→ Aim: Draw out every line with the word "this" from the listing below.

→ Data entries:
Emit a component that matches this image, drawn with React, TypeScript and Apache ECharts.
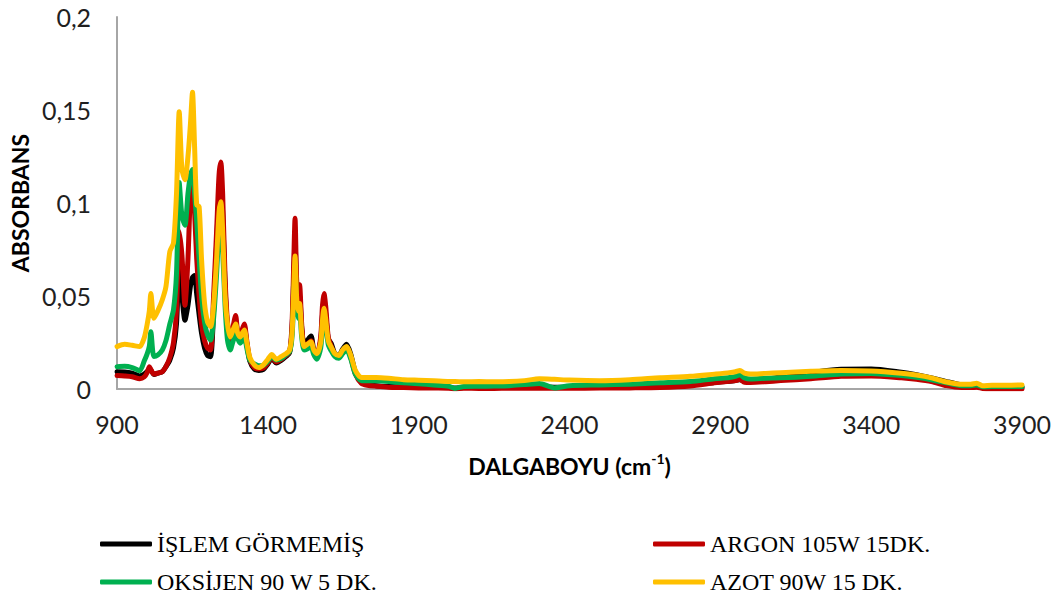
---
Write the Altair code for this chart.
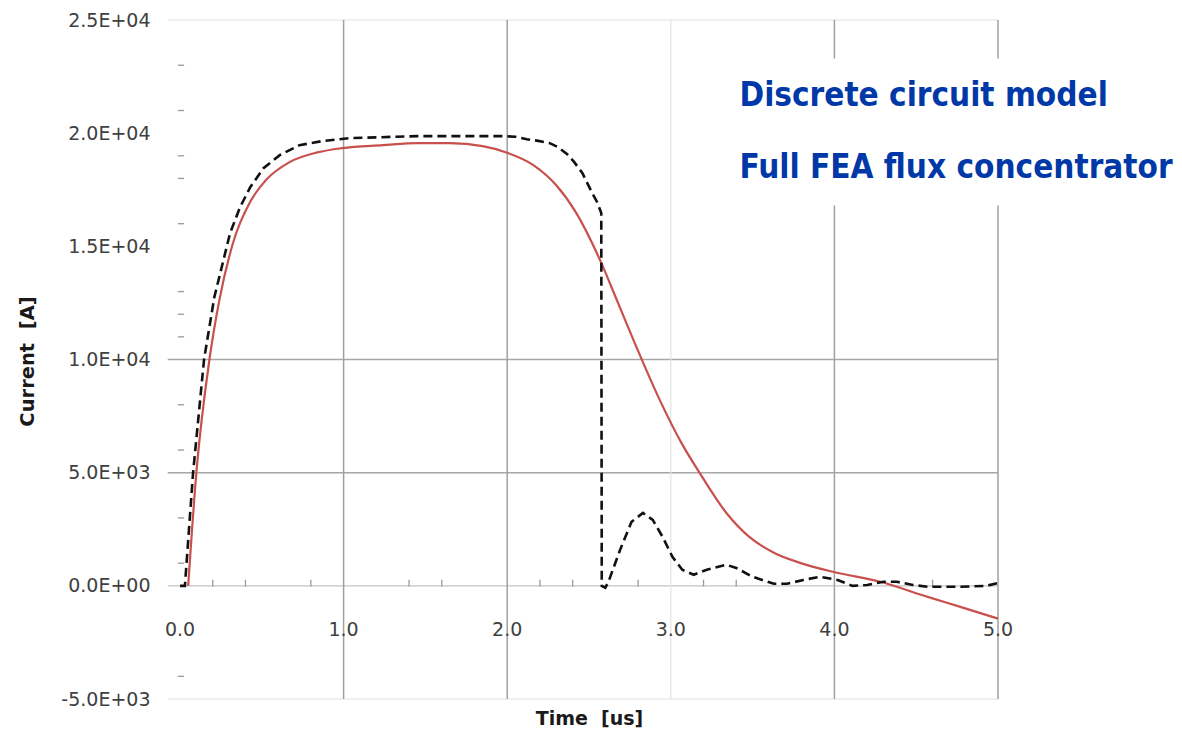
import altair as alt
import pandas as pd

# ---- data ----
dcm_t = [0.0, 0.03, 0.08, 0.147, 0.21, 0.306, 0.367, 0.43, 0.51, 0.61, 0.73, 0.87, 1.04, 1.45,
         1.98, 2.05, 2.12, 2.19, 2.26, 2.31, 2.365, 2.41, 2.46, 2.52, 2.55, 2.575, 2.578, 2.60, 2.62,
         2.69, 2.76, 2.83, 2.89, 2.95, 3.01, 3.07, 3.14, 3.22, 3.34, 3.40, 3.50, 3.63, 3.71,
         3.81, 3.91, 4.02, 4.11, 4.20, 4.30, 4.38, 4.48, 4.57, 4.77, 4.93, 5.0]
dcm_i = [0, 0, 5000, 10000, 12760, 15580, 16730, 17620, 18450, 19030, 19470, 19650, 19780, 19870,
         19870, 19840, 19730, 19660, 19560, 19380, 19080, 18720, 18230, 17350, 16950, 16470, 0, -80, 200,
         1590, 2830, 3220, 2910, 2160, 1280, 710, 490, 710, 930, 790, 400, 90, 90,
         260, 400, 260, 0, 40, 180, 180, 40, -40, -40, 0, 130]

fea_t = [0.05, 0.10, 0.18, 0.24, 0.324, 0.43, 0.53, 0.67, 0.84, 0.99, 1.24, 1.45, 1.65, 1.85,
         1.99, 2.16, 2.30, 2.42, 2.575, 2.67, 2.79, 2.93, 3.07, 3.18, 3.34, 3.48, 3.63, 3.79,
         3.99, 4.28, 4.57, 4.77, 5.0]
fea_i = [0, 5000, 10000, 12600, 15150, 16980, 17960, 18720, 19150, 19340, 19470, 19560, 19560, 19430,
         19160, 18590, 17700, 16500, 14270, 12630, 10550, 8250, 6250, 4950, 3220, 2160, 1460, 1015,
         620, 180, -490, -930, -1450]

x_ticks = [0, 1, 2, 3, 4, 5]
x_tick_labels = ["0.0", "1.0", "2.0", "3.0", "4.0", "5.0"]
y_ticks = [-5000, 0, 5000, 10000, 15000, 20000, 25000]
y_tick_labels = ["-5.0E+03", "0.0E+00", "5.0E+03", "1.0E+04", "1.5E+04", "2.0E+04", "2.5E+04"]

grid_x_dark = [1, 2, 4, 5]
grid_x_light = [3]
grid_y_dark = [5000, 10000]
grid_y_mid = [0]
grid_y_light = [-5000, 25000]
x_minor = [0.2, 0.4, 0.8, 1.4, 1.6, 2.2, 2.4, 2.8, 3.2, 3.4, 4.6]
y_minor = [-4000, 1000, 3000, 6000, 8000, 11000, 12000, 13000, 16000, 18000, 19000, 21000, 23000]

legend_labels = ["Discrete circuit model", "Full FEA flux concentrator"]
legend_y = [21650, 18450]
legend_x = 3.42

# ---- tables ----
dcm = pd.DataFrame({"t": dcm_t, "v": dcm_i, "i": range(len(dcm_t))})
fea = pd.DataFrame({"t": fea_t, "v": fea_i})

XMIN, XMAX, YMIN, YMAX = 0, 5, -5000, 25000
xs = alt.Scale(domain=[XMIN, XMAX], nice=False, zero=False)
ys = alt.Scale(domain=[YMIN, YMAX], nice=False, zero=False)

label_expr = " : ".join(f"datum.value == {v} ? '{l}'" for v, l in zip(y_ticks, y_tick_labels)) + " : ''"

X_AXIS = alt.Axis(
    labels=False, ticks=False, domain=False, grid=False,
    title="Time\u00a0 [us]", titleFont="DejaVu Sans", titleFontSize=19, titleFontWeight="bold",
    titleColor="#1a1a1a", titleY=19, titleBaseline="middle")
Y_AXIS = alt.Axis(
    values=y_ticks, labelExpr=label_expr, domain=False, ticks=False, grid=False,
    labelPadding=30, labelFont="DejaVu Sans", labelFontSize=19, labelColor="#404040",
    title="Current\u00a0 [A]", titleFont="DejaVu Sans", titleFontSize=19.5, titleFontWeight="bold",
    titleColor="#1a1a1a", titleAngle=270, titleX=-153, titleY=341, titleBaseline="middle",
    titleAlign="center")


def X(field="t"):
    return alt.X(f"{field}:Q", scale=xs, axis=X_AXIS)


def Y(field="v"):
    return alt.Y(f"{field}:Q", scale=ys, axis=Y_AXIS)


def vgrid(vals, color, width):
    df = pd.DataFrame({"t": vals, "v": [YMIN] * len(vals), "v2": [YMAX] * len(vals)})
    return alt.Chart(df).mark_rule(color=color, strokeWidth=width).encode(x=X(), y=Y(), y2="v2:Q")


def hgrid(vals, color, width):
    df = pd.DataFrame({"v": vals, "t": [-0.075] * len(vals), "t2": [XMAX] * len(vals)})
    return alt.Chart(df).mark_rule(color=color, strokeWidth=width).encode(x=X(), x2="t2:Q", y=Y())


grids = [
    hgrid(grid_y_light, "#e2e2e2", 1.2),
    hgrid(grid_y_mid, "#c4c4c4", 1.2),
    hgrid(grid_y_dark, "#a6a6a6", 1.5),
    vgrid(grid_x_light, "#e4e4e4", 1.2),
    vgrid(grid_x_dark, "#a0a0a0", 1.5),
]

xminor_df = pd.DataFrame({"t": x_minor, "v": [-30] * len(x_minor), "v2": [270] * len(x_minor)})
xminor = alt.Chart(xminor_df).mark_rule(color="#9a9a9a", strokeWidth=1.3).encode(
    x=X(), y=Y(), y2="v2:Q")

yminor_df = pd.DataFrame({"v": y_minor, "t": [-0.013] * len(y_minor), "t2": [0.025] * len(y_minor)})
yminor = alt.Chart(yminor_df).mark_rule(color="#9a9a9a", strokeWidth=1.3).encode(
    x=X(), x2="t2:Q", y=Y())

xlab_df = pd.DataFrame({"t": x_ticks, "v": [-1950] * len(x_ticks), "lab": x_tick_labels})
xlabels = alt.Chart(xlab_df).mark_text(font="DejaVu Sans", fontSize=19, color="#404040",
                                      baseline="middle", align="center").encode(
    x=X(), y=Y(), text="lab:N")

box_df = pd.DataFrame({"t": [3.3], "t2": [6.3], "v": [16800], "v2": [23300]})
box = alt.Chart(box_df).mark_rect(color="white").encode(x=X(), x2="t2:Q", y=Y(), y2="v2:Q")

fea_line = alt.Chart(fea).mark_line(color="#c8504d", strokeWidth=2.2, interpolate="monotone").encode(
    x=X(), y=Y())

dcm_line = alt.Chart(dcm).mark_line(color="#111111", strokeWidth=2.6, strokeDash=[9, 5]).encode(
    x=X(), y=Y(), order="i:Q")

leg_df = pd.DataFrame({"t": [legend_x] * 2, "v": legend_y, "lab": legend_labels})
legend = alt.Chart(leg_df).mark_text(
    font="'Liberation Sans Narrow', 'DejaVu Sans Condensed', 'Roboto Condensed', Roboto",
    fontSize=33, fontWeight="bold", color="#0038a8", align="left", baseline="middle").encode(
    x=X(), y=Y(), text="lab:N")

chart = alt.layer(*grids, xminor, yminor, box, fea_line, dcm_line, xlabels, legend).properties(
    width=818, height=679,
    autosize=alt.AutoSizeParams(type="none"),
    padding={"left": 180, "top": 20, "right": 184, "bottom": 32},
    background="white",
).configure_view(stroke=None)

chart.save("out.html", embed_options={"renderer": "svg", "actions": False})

→ Response to the task:
Emit a component that matches this image, drawn with React, TypeScript and Apache ECharts.
Write the Altair code for this chart.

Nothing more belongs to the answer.